Transfer learning with transformers for minority language NER

Jun 20, 2022

1. Overview: The problem and solution

For many e-commerce companies (e.g., Amazon), address related-information can be very informative and can be harnessed to build more accurate geocode. This can result faster and more efficient shipping systems. Here I work with the real world data provided by Shopee, the leading online shopping platform in southeast Asia. They are interested in POI (point of interest) and street name for each customer but address-related information they receive are usually unstructured, in free-text format. Here is an example (Note that we are working with Indonesian here)

To solve this problem, I fine-tuned Indonesian BERT on huggingface transformer to perform Name-Entity-Recognition (i.e., token classification). Here I summarized the major steps I took and each step is elaborated in following sections.
- Used IOBES annotation scheme to label each word.
- Tokenized text inputs and aligned labels using a pre-trained BERT for Indonesian.
- Added a token classification head and fine-tune both body and head.
- Make predictions on unlabeled unstructured address; and reconstruct words from tokens.

Given raw, unstructured address: jalan tipar cakung no 26 depan rusun albo garasi dumtruk
- Tokens: using pre-trained tokenizer, the raw address was separated into sub-word tokens. [CLS] and [SEP] are also automatically added to the start and end of the sequence.
- Tokens_ID: INTs that map each token to the vocabulary of the pre-trained model
- Words IDs: specify which word the token belongs to. For example, both the token tip and the token ##ar have the ID being 1, suggesting that these two tokens are in fact from the same word, and the word is the second in the sequence.
- Labels: specify the name entity of each token. For example, the token jalan has the label B-STR, suggesting that it is the beginning of a street entity; the token ##o has the label E-POI, suggesting that it is the end of a POI entity.
- Labels_id: category coding for all labels.
The model was training with mini-batch gradient descent. Each mini-batch was prefetched and padded to the longest sequence of the batch using data collator.
The inputs of the model are Tokens_ID and Labels_id, along with the attention mask for each sequence.

The model was trained ADAM with additional learning rate decay.
With more training epoch, the training loss keeps dropping but the validation loss ended up getting larger, indicating a trend of overfitting. Thus, the model was restored to the weights trained after the third epoch.

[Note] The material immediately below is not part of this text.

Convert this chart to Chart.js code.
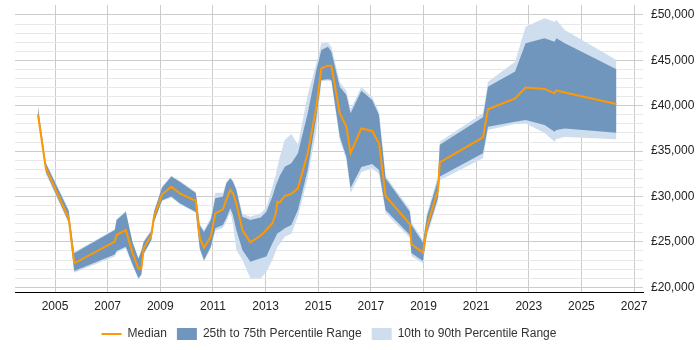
<!DOCTYPE html>
<html>
<head>
<meta charset="utf-8">
<script src="https://cdn.jsdelivr.net/npm/chart.js@4/dist/chart.umd.min.js"></script>
<style>
  html, body { margin: 0; padding: 0; background: #fff; }
</style>
</head>
<body>
<canvas id="myChart" width="700" height="350"></canvas>
<script>
// decimal years of each sample
var years = [2004.35,2004.65,2005.52,2005.73,2007.27,2007.34,2007.69,2007.95,2008.17,2008.28,
             2008.37,2008.66,2008.76,2009.07,2009.42,2009.74,2010.35,2010.50,2010.66,2010.92,
             2011.09,2011.38,2011.51,2011.66,2011.76,2011.89,2012.12,2012.42,2012.82,2013.03,
             2013.26,2013.39,2013.45,2013.54,2013.73,2013.98,2014.23,2014.60,2014.93,2015.12,
             2015.37,2015.50,2015.82,2016.07,2016.23,2016.64,2017.05,2017.31,2017.56,2018.48,
             2018.54,2018.98,2019.13,2019.55,2019.62,2021.26,2021.45,2022.48,2022.88,2023.60,
             2023.98,2024.05,2024.37,2026.33];

var median = [39060,33110,27600,22645,25030,25760,26310,23750,22050,22090,
              24300,25760,27780,30245,31085,30355,29510,25400,24370,25580,
              28150,28590,29690,30720,30355,29250,26310,24955,25700,26310,
              27050,28150,29440,29330,30060,30280,30910,34760,39900,44130,
              44420,44420,39170,37700,34800,37500,37220,35860,30060,26970,
              24770,23810,26680,30720,33770,36530,39610,40800,42000,41850,
              41370,41680,41470,40200];

var p25 = [39000,32700,27200,21800,23600,24000,24470,22500,21000,21400,
           23700,25200,27200,29600,30000,29250,28300,24300,23000,24470,
           26500,26860,27600,28700,27970,26310,24110,22820,23200,23380,
           24850,25600,25950,26100,26500,26860,28520,32920,38800,42840,
           42920,42840,36590,34390,30940,33250,33580,32920,28520,25760,
           23780,22900,25950,29840,32200,34760,37700,38250,38430,37880,
           37140,37330,37490,37030];

var p75 = [39900,33660,28400,23750,26300,27400,28300,24900,23150,24000,
           25000,26200,28300,31000,32200,31640,30400,26800,26100,27410,
           29800,29990,31460,32010,31640,30720,27780,27410,27700,28330,
           29990,31200,31640,32300,33290,33660,34760,39170,43940,46140,
           46510,45960,42100,41190,39170,41660,40640,38980,32000,28330,
           26860,24920,27780,31820,35700,38730,42100,43760,46880,47430,
           47060,47430,46880,44020];

var p10 = [38900,32500,27000,21600,23400,23800,24300,22300,20900,21300,
           23600,25100,27100,29500,29900,29150,28200,24100,22800,24300,
           26200,26570,27230,28330,27000,24110,23010,20990,20990,21720,
           23010,24000,24470,24800,25580,25900,27800,32010,37330,42660,
           42770,42660,36230,34030,30390,32700,33110,32480,28190,25430,
           23450,22650,25600,29510,31800,34210,37330,37990,38070,37000,
           36040,36340,36560,36300];

var p90 = [40100,33800,28600,23900,26400,27500,28400,25000,23250,24100,
           25100,26300,28400,31100,32300,31750,30500,27000,26300,27700,
           30420,30420,31600,32120,31800,30900,28100,27780,28150,28800,
           31090,32400,33290,34390,36230,36900,35700,41190,44680,46880,
           46950,46510,42620,41630,39640,42070,40970,39310,32260,28620,
           27190,25210,28150,32260,36050,39170,42650,44850,48710,49640,
           49260,49450,48350,45040];

var yearTicks = [2005, 2007, 2009, 2011, 2013, 2015, 2017, 2019, 2021, 2023, 2025, 2027];

var seriesLabels = ['Median', '25th to 75th Percentile Range', '10th to 90th Percentile Range'];

var orange = '#FF9900';
var darkBand = 'rgb(112,150,190)';
var lightBand = 'rgb(206,222,238)';
var noColor = 'rgba(0,0,0,0)';
var font = { family: '"Liberation Sans", Arial, sans-serif', size: 12 };

var toPoints = function(values) {
    return values.map(function(v, i) { return { x: years[i], y: v }; });
};

var ctx = document.getElementById('myChart');

var myChart = new Chart(ctx, {
    type: 'line',
    data: {
        datasets: [{
            label: seriesLabels[0],
            data: toPoints(median),
            borderColor: orange,
            backgroundColor: orange,
            borderWidth: 2,
            pointRadius: 0,
            pointStyle: 'line',
            fill: false
        }, {
            label: seriesLabels[1],
            data: toPoints(p75),
            borderColor: noColor,
            borderWidth: 0,
            backgroundColor: darkBand,
            pointRadius: 0,
            pointStyle: 'rect',
            fill: '+1'
        }, {
            label: 'p25',
            data: toPoints(p25),
            borderColor: noColor,
            borderWidth: 0,
            pointRadius: 0,
            fill: false
        }, {
            label: seriesLabels[2],
            data: toPoints(p90),
            borderColor: noColor,
            borderWidth: 0,
            backgroundColor: lightBand,
            pointRadius: 0,
            pointStyle: 'rect',
            fill: '+1'
        }, {
            label: 'p10',
            data: toPoints(p10),
            borderColor: noColor,
            borderWidth: 0,
            pointRadius: 0,
            fill: false
        }]
    },
    options: {
        responsive: false,
        animation: false,
        devicePixelRatio: 1,
        layout: { padding: { top: 5, left: 15, right: 0, bottom: 0 } },
        plugins: {
            tooltip: { enabled: false },
            legend: {
                position: 'bottom',
                fullSize: false,
                labels: {
                    usePointStyle: true,
                    pointStyleWidth: 20,
                    boxHeight: 12,
                    padding: 10,
                    color: '#333',
                    font: font,
                    filter: function(item) {
                        return item.datasetIndex !== 2 && item.datasetIndex !== 4;
                    }
                }
            }
        },
        scales: {
            x: {
                type: 'linear',
                min: 2003.48,
                max: 2027.34,
                afterBuildTicks: function(scale) {
                    scale.ticks = yearTicks.map(function(v) { return { value: v }; });
                },
                afterFit: function(scale) { scale.height = 26; },
                ticks: {
                    autoSkip: false,
                    maxRotation: 0,
                    padding: 7,
                    color: '#222',
                    font: font,
                    callback: function(v) { return String(v); }
                },
                grid: { color: '#cccccc', drawTicks: false },
                border: { display: true, color: '#000', width: 1 }
            },
            y: {
                position: 'right',
                min: 19480,
                max: 51100,
                afterBuildTicks: function(scale) {
                    var t = [];
                    for (var v = 20000; v <= 50000; v += 1000) t.push({ value: v });
                    scale.ticks = t;
                },
                afterFit: function(scale) {
                    scale.width = 57;
                    // the top label sits below the plot top, so no extra margin is needed
                    scale.paddingTop = 0;
                    scale.paddingBottom = 0;
                },
                ticks: {
                    autoSkip: false,
                    padding: 8,
                    color: '#222',
                    font: font,
                    callback: function(v) {
                        return v % 5000 === 0 ? '£' + v.toLocaleString('en-GB') : '';
                    }
                },
                grid: {
                    drawTicks: false,
                    color: function(c) {
                        return c.tick && c.tick.value % 5000 === 0 ? '#cccccc' : '#e8e8e8';
                    }
                },
                border: { display: false }
            }
        }
    }
});
</script>
</body>
</html>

The final model was evaluated using the validation set and the f1 score was computed for each tag category (POI and STR) using seqeval. The results show that the model was able to predict token classification with really good performance.

It is shown below that before fine-tuning the model, the model is making random predictions for the labels of the tokens, with pretty high loss. However, after tuning, the model could accurately predict each token’s label. Note that loss was computed based on each token’s logit. Thus although the predicted label is correct, loss may still not be zero.